Ms. Thomas remembers her father’s fury when the coal man blocked the shed where he worked with sacks of coal. She recalls her mother’s stews of pigs’ ears and marrow bones; the wet laundry draped in front of the fire when it was too rainy to dry it outdoors; the smelly buckets of kitchen slops saved for the pig that her father and the pub landlord were raising for bacon and ham.
She treats these indignities as simple facts of life rather than privations, focusing instead on the joys of a house whose garden was often washed by the tide. She loved wandering the shore with her mother, looking for cockles or for washed-up bits of broken china. She delighted in finding dead sheep swept off the headland. She adored cycling around with the village kids, and she definitely felt the full importance of being dispatched to the pub to tell her father he had to come home.
Late morning always found him there, either doing the Times crossword, or gossiping with the landlady in the kitchen. This is where he learned of the local peccadilloes that became grist for “Under Milk Wood.” But lunch at home was an imperative. Caitlin insisted that her husband, so wayward in so many ways - as she was herself - kept to a schedule. Her daughter writes:
“Writing began at 2. p.m. - no excuses - in the shed. … Mother locked the door at times, particularly when he returned from trips abroad and was reluctant to follow his old routine as laid down by her. On the other hand he could count on her to accompany him to the pub every night from 7 p.m. till 10 p.m. Rowdy sessions back at the Boat House with pub friends tended to take place at the weekends when the workers could sleep in next day.”
These rowdy sessions often involved the guests leaving on hands and knees so they could safely negotiate the steep Boat House path. They could also involve Caitlin dancing on a table or somersaulting over the lawn. Just as easily, she and Dylan could start fighting, slinging abuse, and even fists, at each other.
Little Aeronwy took much of this in her stride, minding her baby brother while her parents were out drinking. She longed for her mother’s attention, but when she couldn’t get it, she was happy with her grandmother. Her father was a more remote figure. He read to her occasionally - she recalls them poring over ” ‘The Wind in the Willows’ together” - but he traveled frequently to London and Cardiff to meet friends and get work.

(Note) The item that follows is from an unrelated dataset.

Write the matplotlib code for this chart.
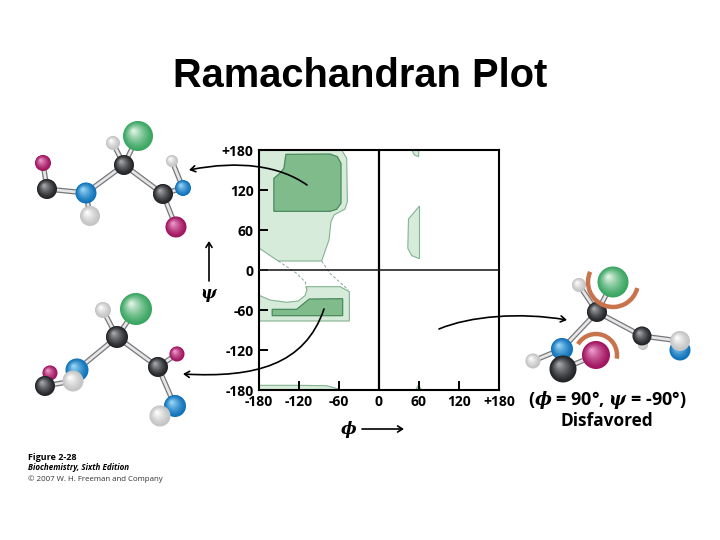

He also made four lecture trips to America. The idea was to earn money - permanently in short supply despite his constant work. He hoped to snag a job as resident poet in a university as well. No such offer ever came. His drinking and ramshackle lifestyle probably deterred would-be employers. They certainly used up the most of his earnings. When Caitlin accompanied him on the second trip - a move designed to head off his infidelities - she had a major fling in the department stores, returning to Wales with a stash of clothes, including silver and gold lame swimsuits, but no money whatsoever.
Dylan Thomas was only 39 when he died. Nonetheless, he left a large body of work - not just his poems and plays, but also a multitude of more ephemeral writing for newspapers, magazines and radio. The amount he published is astonishing, as is his early success. Though his life was short, he was already recognized as Wales‘ premier poet. It’s hard to imagine that a poet could publish so much and win such a reputation so quickly today.
His daughter’s memoir is therefore a vital record of a time not so very long ago, but as irrevocably passed as the era of crinolines. “My Father’s Places” is also an enthralling account, sometimes charming, sometimes funny, sometimes sad, of her young life and her memories of her father.
Claire Hopley is a writer and editor in Amherst, Mass.